SOURCE EXCERPT
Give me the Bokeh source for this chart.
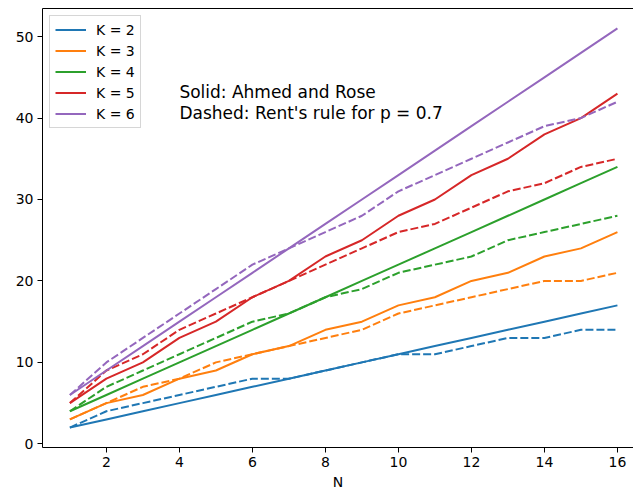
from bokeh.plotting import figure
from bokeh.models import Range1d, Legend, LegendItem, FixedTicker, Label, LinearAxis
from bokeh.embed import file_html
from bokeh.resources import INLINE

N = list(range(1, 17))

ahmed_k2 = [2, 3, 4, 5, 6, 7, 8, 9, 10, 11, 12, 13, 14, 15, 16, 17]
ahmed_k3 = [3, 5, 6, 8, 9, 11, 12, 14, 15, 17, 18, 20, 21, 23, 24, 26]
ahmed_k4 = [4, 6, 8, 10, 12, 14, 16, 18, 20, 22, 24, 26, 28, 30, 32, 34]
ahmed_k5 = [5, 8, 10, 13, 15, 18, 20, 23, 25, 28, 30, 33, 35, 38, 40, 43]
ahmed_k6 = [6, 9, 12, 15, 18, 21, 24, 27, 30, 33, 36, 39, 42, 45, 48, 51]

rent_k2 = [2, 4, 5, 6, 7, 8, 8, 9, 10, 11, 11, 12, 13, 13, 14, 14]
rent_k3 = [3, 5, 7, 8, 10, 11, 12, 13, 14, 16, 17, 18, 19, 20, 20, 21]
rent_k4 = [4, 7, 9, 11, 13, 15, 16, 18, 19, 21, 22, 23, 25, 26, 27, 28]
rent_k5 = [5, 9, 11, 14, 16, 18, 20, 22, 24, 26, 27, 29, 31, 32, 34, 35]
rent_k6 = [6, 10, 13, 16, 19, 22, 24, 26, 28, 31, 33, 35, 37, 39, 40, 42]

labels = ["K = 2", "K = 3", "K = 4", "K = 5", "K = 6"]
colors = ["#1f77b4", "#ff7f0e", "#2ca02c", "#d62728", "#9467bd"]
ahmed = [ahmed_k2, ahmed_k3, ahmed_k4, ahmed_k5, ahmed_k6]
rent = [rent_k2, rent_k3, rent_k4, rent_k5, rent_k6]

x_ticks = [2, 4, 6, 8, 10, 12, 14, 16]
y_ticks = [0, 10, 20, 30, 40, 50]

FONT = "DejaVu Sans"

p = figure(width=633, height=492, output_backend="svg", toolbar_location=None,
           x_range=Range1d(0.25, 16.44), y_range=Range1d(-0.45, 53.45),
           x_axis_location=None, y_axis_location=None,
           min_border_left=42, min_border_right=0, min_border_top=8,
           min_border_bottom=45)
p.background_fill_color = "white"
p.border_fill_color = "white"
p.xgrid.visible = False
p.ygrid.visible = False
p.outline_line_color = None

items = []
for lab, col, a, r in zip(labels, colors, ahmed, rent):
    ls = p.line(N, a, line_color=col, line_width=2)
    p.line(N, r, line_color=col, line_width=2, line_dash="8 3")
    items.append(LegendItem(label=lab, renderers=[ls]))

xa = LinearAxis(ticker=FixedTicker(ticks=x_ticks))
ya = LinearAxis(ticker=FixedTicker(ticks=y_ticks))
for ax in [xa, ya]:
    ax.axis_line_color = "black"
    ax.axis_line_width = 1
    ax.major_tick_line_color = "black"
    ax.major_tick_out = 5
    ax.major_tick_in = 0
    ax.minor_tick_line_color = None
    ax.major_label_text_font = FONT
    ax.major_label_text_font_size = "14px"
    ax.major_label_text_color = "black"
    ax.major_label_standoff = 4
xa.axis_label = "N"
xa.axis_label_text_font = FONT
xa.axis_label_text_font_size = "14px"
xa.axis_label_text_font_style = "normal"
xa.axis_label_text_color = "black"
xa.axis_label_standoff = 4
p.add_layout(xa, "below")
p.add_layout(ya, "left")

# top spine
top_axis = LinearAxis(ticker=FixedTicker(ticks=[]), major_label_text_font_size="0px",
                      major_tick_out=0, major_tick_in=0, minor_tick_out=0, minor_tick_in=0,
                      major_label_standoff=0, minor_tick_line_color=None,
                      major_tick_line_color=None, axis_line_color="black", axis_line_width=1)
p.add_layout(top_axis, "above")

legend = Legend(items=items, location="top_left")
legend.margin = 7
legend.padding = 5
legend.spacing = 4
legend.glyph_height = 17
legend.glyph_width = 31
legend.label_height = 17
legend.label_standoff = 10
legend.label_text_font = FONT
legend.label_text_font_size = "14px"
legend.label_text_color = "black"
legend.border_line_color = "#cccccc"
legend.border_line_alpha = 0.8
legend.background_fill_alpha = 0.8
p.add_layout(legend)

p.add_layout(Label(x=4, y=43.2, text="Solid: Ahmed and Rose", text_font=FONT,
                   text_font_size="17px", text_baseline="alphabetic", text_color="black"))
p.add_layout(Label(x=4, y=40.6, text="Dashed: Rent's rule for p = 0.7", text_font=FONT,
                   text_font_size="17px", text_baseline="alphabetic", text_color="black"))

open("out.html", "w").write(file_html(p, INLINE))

DO THIS
Write out, word for word, the lines from the start of the data through the one holding "p.outline_line_color = None". Omit pictures.

EXERCISE SOLUTION
Give me the Bokeh source for this chart.
from bokeh.plotting import figure
from bokeh.models import Range1d, Legend, LegendItem, FixedTicker, Label, LinearAxis
from bokeh.embed import file_html
from bokeh.resources import INLINE

N = list(range(1, 17))

ahmed_k2 = [2, 3, 4, 5, 6, 7, 8, 9, 10, 11, 12, 13, 14, 15, 16, 17]
ahmed_k3 = [3, 5, 6, 8, 9, 11, 12, 14, 15, 17, 18, 20, 21, 23, 24, 26]
ahmed_k4 = [4, 6, 8, 10, 12, 14, 16, 18, 20, 22, 24, 26, 28, 30, 32, 34]
ahmed_k5 = [5, 8, 10, 13, 15, 18, 20, 23, 25, 28, 30, 33, 35, 38, 40, 43]
ahmed_k6 = [6, 9, 12, 15, 18, 21, 24, 27, 30, 33, 36, 39, 42, 45, 48, 51]

rent_k2 = [2, 4, 5, 6, 7, 8, 8, 9, 10, 11, 11, 12, 13, 13, 14, 14]
rent_k3 = [3, 5, 7, 8, 10, 11, 12, 13, 14, 16, 17, 18, 19, 20, 20, 21]
rent_k4 = [4, 7, 9, 11, 13, 15, 16, 18, 19, 21, 22, 23, 25, 26, 27, 28]
rent_k5 = [5, 9, 11, 14, 16, 18, 20, 22, 24, 26, 27, 29, 31, 32, 34, 35]
rent_k6 = [6, 10, 13, 16, 19, 22, 24, 26, 28, 31, 33, 35, 37, 39, 40, 42]

labels = ["K = 2", "K = 3", "K = 4", "K = 5", "K = 6"]
colors = ["#1f77b4", "#ff7f0e", "#2ca02c", "#d62728", "#9467bd"]
ahmed = [ahmed_k2, ahmed_k3, ahmed_k4, ahmed_k5, ahmed_k6]
rent = [rent_k2, rent_k3, rent_k4, rent_k5, rent_k6]

x_ticks = [2, 4, 6, 8, 10, 12, 14, 16]
y_ticks = [0, 10, 20, 30, 40, 50]

FONT = "DejaVu Sans"

p = figure(width=633, height=492, output_backend="svg", toolbar_location=None,
           x_range=Range1d(0.25, 16.44), y_range=Range1d(-0.45, 53.45),
           x_axis_location=None, y_axis_location=None,
           min_border_left=42, min_border_right=0, min_border_top=8,
           min_border_bottom=45)
p.background_fill_color = "white"
p.border_fill_color = "white"
p.xgrid.visible = False
p.ygrid.visible = False
p.outline_line_color = None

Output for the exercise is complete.